Levinson’s intelligent hostility to Nijinska is sometimes shocking to read—and shocked some at the time. Still, when he writes of her ballet Les Fâcheux that “nothing will lead me to believe that Mlle. Nijinska is the Molière of choreography,” Garafola is too quick to remark, “As if anyone had suggested she was.” The title and idea of Les Fâcheux had already set up a Molière comparison: in 1661, the playwright had collaborated with the composer Jean-Baptiste Lully and the choreographer Pierre Beauchamp to make the original Les Fâcheux, the first of a historically important series of comédies-ballets (powerfully scrutinized in Lincoln Kirstein’s illuminating survey of ballet history, Movement and Metaphor). Garafola, apparently unaware of the precedent, is unfair to both Levinson and Nijinska.
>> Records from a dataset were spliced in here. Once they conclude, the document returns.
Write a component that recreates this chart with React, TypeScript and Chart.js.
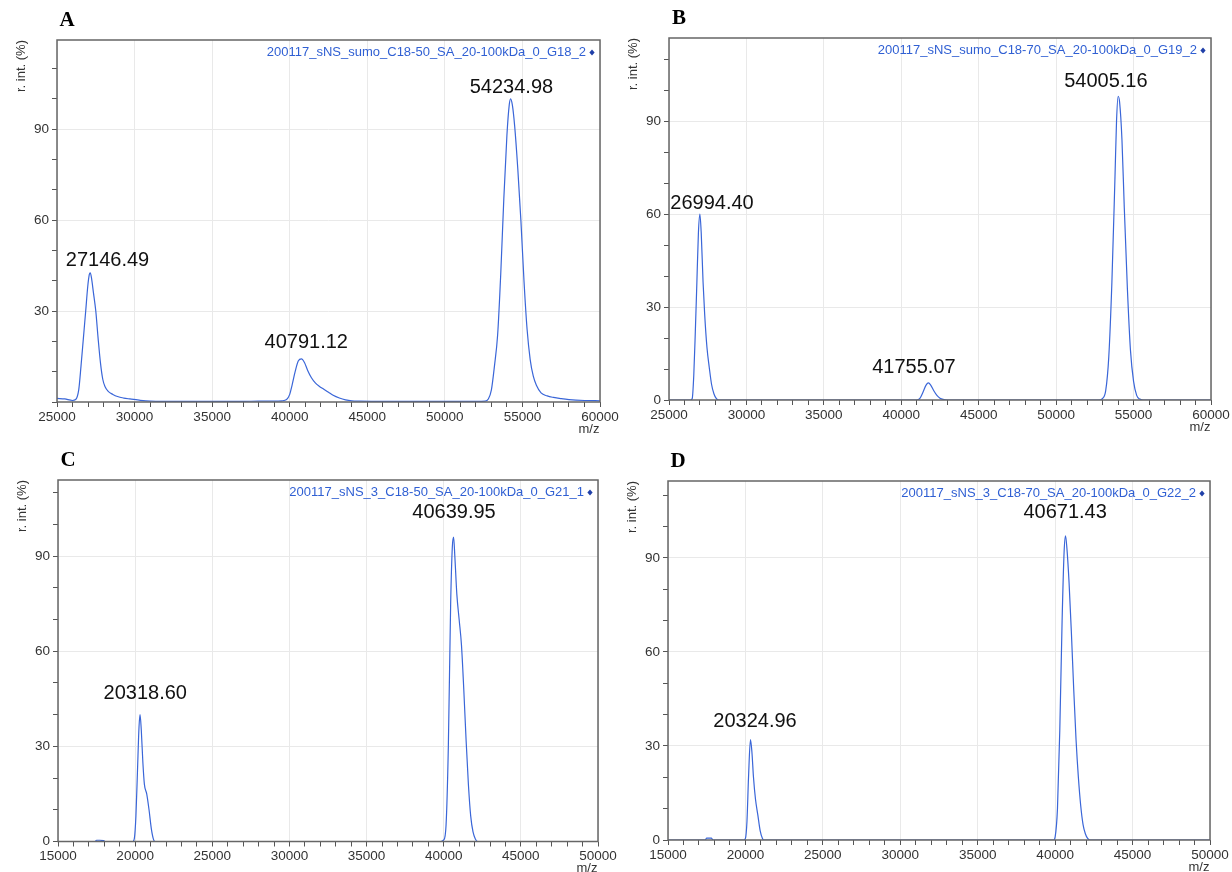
import React, { useEffect, useRef } from 'react';
import { Chart, registerables } from 'chart.js';
Chart.register(...registerables);

// ---------- Data ----------
const A_mz = [25000, 25500, 26000, 26200, 26400, 26550, 26700, 26850, 26980, 27080, 27146, 27220, 27350, 27500, 27650, 27800, 27950, 28100, 28300, 28600, 28900, 29300, 29700, 30300, 31000, 33000, 35000, 37000, 38000, 39000, 39500, 39800, 40000, 40150, 40350, 40550, 40760, 40950, 41150, 41400, 41650, 41900, 42200, 42500, 42800, 43200, 43600, 44000, 44500, 46000, 48000, 50000, 52000, 52600, 52800, 53000, 53200, 53400, 53600, 53800, 54000, 54150, 54235, 54350, 54500, 54700, 54900, 55100, 55300, 55500, 55700, 55900, 56200, 56600, 57000, 57500, 58000, 59000, 60000];
const A_int = [1.2, 1.0, 0.5, 0.8, 4, 12, 21, 30, 38, 42, 42.6, 41, 36, 30, 21, 13, 7.5, 5, 3.5, 2.5, 1.8, 1.3, 1.0, 0.6, 0.3, 0.2, 0.2, 0.2, 0.3, 0.3, 0.4, 0.8, 2.5, 5.5, 10, 13.5, 14.2, 13, 10.5, 8, 6.3, 5.2, 4.2, 3.2, 2.2, 1.3, 0.7, 0.4, 0.3, 0.2, 0.2, 0.2, 0.2, 0.3, 1, 4, 12, 22, 42, 67, 88, 98, 100, 98, 91, 77, 60, 40, 24, 14, 8.5, 5.5, 3, 2, 1.5, 1.1, 0.8, 0.5, 0.4];

const B_mz = [25000, 26400, 26500, 26600, 26700, 26800, 26900, 26994, 27080, 27200, 27300, 27450, 27600, 27750, 27900, 28050, 28200, 41000, 41200, 41400, 41600, 41755, 41900, 42100, 42300, 42500, 42700, 43000, 52800, 53000, 53200, 53400, 53600, 53800, 53900, 54005, 54100, 54250, 54400, 54600, 54800, 55000, 55200, 55400, 55600, 60000];
const B_int = [0, 0, 0.5, 8, 22, 38, 54, 60, 54, 38, 28, 17, 10.5, 5, 2, 0.5, 0, 0, 0.5, 2.5, 4.8, 5.5, 4.8, 3, 1.5, 0.6, 0.2, 0, 0, 0.5, 3, 14, 38, 72, 90, 98, 96, 84, 62, 36, 16, 6, 1.5, 0.3, 0, 0];

const C_mz = [15000, 17400, 17500, 17700, 17950, 18050, 19850, 19950, 20050, 20150, 20250, 20318, 20400, 20500, 20600, 20750, 20900, 21050, 21200, 21300, 39800, 40000, 40150, 40300, 40450, 40560, 40640, 40720, 40850, 41000, 41150, 41300, 41450, 41600, 41750, 41900, 42050, 42200, 50000];
const C_int = [0, 0, 0.4, 0.4, 0.3, 0, 0, 1, 8, 22, 36, 40, 35, 25, 18, 15, 10, 4, 0.5, 0, 0, 0.5, 5, 30, 75, 93, 96, 90, 78, 70, 62, 48, 32, 18, 8, 3, 0.8, 0, 0];

const D_mz = [15000, 17400, 17500, 17800, 17900, 19900, 20000, 20100, 20200, 20325, 20420, 20520, 20650, 20800, 20950, 21100, 21200, 39900, 40000, 40150, 40300, 40450, 40580, 40671, 40760, 40900, 41050, 41200, 41350, 41500, 41650, 41800, 41950, 42100, 42250, 50000];
const D_int = [0, 0, 0.6, 0.6, 0, 0, 0.5, 6, 20, 32, 28, 20, 13, 8, 3, 0.5, 0, 0, 1, 10, 35, 70, 92, 97, 93, 82, 66, 48, 32, 20, 11, 5, 2, 0.5, 0, 0];

const A_peaks = ['27146.49', '40791.12', '54234.98'];
const A_peakMz = [28256, 41065, 54290];
const A_peakInt = [46.7, 19.5, 103.6];
const B_peaks = ['26994.40', '41755.07', '54005.16'];
const B_peakMz = [27776, 40817, 53211];
const B_peakInt = [63.5, 10.6, 102.7];
const C_peaks = ['20318.60', '40639.95'];
const C_peakMz = [20654, 40667];
const C_peakInt = [46.8, 103.9];
const D_peaks = ['20324.96', '40671.43'];
const D_peakMz = [20620, 40646];
const D_peakInt = [37.8, 104.3];

const letters = ['A', 'B', 'C', 'D'];
const legendNames = [
  '200117_sNS_sumo_C18-50_SA_20-100kDa_0_G18_2',
  '200117_sNS_sumo_C18-70_SA_20-100kDa_0_G19_2',
  '200117_sNS_3_C18-50_SA_20-100kDa_0_G21_1',
  '200117_sNS_3_C18-70_SA_20-100kDa_0_G22_2',
];
const xMins = [25000, 25000, 15000, 15000];
const xMaxs = [60000, 60000, 50000, 50000];
const yMaxs = [119.4, 116.8, 114, 114.5];
const yLabelSets = [[30, 60, 90], [0, 30, 60, 90], [0, 30, 60, 90], [0, 30, 60, 90]];
const yTickValues = [0, 10, 20, 30, 40, 50, 60, 70, 80, 90, 100, 110];
const xMinorStep = 1000;
const xMajorStep = 5000;

// ---------- Layout (each canvas covers the full 1232x872 page) ----------
const W = 1232;
const H = 872;
const paddings = [
  { left: 7, top: 40, right: 632, bottom: 440 },
  { left: 619, top: 38, right: 21, bottom: 442 },
  { left: 8, top: 480, right: 634, bottom: 0.5 },
  { left: 618, top: 481, right: 22, bottom: 2 },
];

const SANS = '"Liberation Sans", Arial, Helvetica, sans-serif';
const SERIF = '"Liberation Serif", "Times New Roman", serif';
const LINE_COLOR = '#3a66d8';
const LEGEND_COLOR = '#2f5fd3';

const panels = [
  { mz: A_mz, int: A_int, peaks: A_peaks, peakMz: A_peakMz, peakInt: A_peakInt },
  { mz: B_mz, int: B_int, peaks: B_peaks, peakMz: B_peakMz, peakInt: B_peakInt },
  { mz: C_mz, int: C_int, peaks: C_peaks, peakMz: C_peakMz, peakInt: C_peakInt },
  { mz: D_mz, int: D_int, peaks: D_peaks, peakMz: D_peakMz, peakInt: D_peakInt },
];

function makeChart(canvas: HTMLCanvasElement, i: number) {
  const p = panels[i];
  const xMin = xMins[i];
  const xMax = xMaxs[i];
  const yMax = yMaxs[i];
  const yLabels = yLabelSets[i];
  const xTicks: number[] = [];
  for (let v = xMin; v <= xMax; v += xMinorStep) xTicks.push(v);
  const yTicks = yTickValues.filter((v) => v <= yMax);

  const textPlugin = {
    id: 'panelText' + i,
    afterDatasetsDraw(chart: any) {
      const a = chart.chartArea;
      const ctx = chart.ctx;
      ctx.save();
      ctx.strokeStyle = '#666';
      ctx.lineWidth = 1.5;
      ctx.strokeRect(a.left, a.top, a.right - a.left, a.bottom - a.top);
      ctx.restore();
    },
    afterDraw(chart: any) {
      const a = chart.chartArea;
      const ctx = chart.ctx;
      const xs = chart.scales.x;
      const ys = chart.scales.y;
      ctx.save();
      // panel letter
      ctx.fillStyle = '#000';
      ctx.font = 'bold 21px ' + SERIF;
      ctx.textAlign = 'center';
      ctx.textBaseline = 'middle';
      ctx.fillText(letters[i], a.left + 10, a.top - 19);
      // y title
      ctx.save();
      ctx.translate(a.left - 36, a.top);
      ctx.rotate(-Math.PI / 2);
      ctx.font = '13px ' + SANS;
      ctx.fillStyle = '#333';
      ctx.textAlign = 'right';
      ctx.textBaseline = 'middle';
      ctx.fillText('r. int. (%)', 0, 0);
      ctx.restore();
      // x title
      ctx.font = '13px ' + SANS;
      ctx.fillStyle = '#333';
      ctx.textAlign = 'center';
      ctx.textBaseline = 'middle';
      ctx.fillText('m/z', a.right - 11, a.bottom + 27);
      // legend
      ctx.font = '13px ' + SANS;
      ctx.fillStyle = LEGEND_COLOR;
      ctx.textAlign = 'right';
      ctx.textBaseline = 'middle';
      const ly = a.top + 12.5;
      ctx.fillText(legendNames[i], a.right - 14, ly);
      const dx = a.right - 8;
      ctx.fillStyle = '#1f3fa8';
      ctx.beginPath();
      ctx.moveTo(dx, ly - 3);
      ctx.lineTo(dx + 2.6, ly);
      ctx.lineTo(dx, ly + 3);
      ctx.lineTo(dx - 2.6, ly);
      ctx.closePath();
      ctx.fill();
      // peak labels
      ctx.font = '20px ' + SANS;
      ctx.fillStyle = '#111';
      ctx.textAlign = 'center';
      ctx.textBaseline = 'middle';
      p.peaks.forEach((t, k) => {
        ctx.fillText(t, xs.getPixelForValue(p.peakMz[k]), ys.getPixelForValue(p.peakInt[k]));
      });
      ctx.restore();
    },
  };

  const data = p.mz.map((m, k) => ({ x: m, y: p.int[k] }));

  return new Chart(canvas, {
    type: 'line',
    data: {
      datasets: [
        {
          data,
          borderColor: LINE_COLOR,
          borderWidth: 1.2,
          pointRadius: 0,
          fill: false,
          cubicInterpolationMode: 'monotone',
        },
      ],
    },
    options: {
      animation: false,
      responsive: false,
      maintainAspectRatio: false,
      devicePixelRatio: 1,
      events: [],
      layout: { padding: paddings[i] },
      plugins: { legend: { display: false }, tooltip: { enabled: false } },
      scales: {
        x: {
          type: 'linear',
          min: xMin,
          max: xMax,
          border: { display: false },
          afterBuildTicks: (s: any) => {
            s.ticks = xTicks.map((v) => ({ value: v }));
          },
          afterFit: (s: any) => {
            s.height = 30;
            s.paddingLeft = 0;
            s.paddingRight = 0;
          },
          grid: {
            color: (c: any) => (c.tick && c.tick.value % xMajorStep === 0 ? '#e9e9e9' : 'rgba(0,0,0,0)'),
            tickColor: '#555',
            tickLength: 5,
            lineWidth: 1,
          },
          ticks: {
            autoSkip: false,
            maxRotation: 0,
            padding: 2,
            color: '#333',
            font: { family: SANS, size: 13.5 },
            callback: (v: any) => (Number(v) % xMajorStep === 0 ? String(v) : ''),
          },
        },
        y: {
          type: 'linear',
          min: 0,
          max: yMax,
          border: { display: false },
          afterBuildTicks: (s: any) => {
            s.ticks = yTicks.map((v) => ({ value: v }));
          },
          afterFit: (s: any) => {
            s.width = 50;
            s.paddingTop = 0;
            s.paddingBottom = 0;
          },
          grid: {
            color: (c: any) => (c.tick && yLabels.includes(c.tick.value) && c.tick.value !== 0 ? '#e9e9e9' : 'rgba(0,0,0,0)'),
            tickColor: '#555',
            tickLength: 5,
            lineWidth: 1,
          },
          ticks: {
            autoSkip: false,
            padding: 3,
            color: '#333',
            font: { family: SANS, size: 13.5 },
            callback: (v: any) => (yLabels.includes(Number(v)) ? String(v) : ''),
          },
        },
      },
    },
    plugins: [textPlugin],
  } as any);
}

export default function App() {
  const refs = [useRef<HTMLCanvasElement>(null), useRef<HTMLCanvasElement>(null), useRef<HTMLCanvasElement>(null), useRef<HTMLCanvasElement>(null)];
  useEffect(() => {
    const charts = refs.map((r, i) => makeChart(r.current as HTMLCanvasElement, i));
    return () => charts.forEach((c) => c.destroy());
  }, []);
  return (
    <div style={{ position: 'absolute', left: 0, top: 0, width: W, height: H, background: '#fff' }}>
      {refs.map((r, i) => (
        <canvas
          key={i}
          ref={r}
          width={W}
          height={H}
          style={{ position: 'absolute', left: 0, top: 0, width: W, height: H }}
        />
      ))}
    </div>
  );
}
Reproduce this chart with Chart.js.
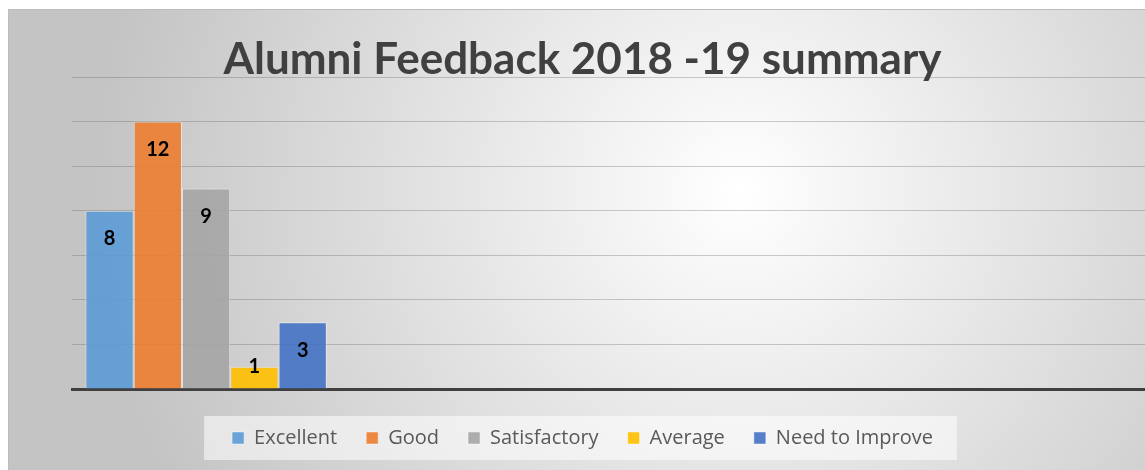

These are small cavils, though. La Nijinska realigns dance history and does long-overdue justice to one of the twentieth century’s great women artists. One of those still alive who worked with Nijinska is Robert Barnett, artistic director emeritus of Atlanta Ballet. He was trained by her before he became one of the early members of Balanchine’s New York City Ballet; now ninety-seven, he has always thanked her for the powerful technique she gave him and kept in touch with her until not long before her death. Garafola quotes him, but I can’t help wishing she included one of his most impressive tales. Early in 1950 Ashton came to make his first work for New York City Ballet, Illuminations. Spotting Barnett, Ashton exclaimed, “You’ve been taught by Nijinska.” When he said yes, Ashton said, “She is the encyclopedia of the dance.”

Ashton’s contemporary Dolin also applied the line “the encyclopedia of the dance” to Nijinska. We’ll never know with whom it originated. (It sounds to me like Ashton, the more naturally eloquent of the two.) What matters is that both of them, in an era when ballet choreography was dominated by men, singled out this woman as the dance encyclopedia—a tribute nobody ever thought of applying to Vaslav. The sister had added up to a far greater resource than the brother. And some men had the grace to admit it.

Owing to erroneous information provided by the photo agency, an earlier version of this article included an illustration that was incorrectly identified as a scene from Les Noces, with choreography by Bronislava Nijinska.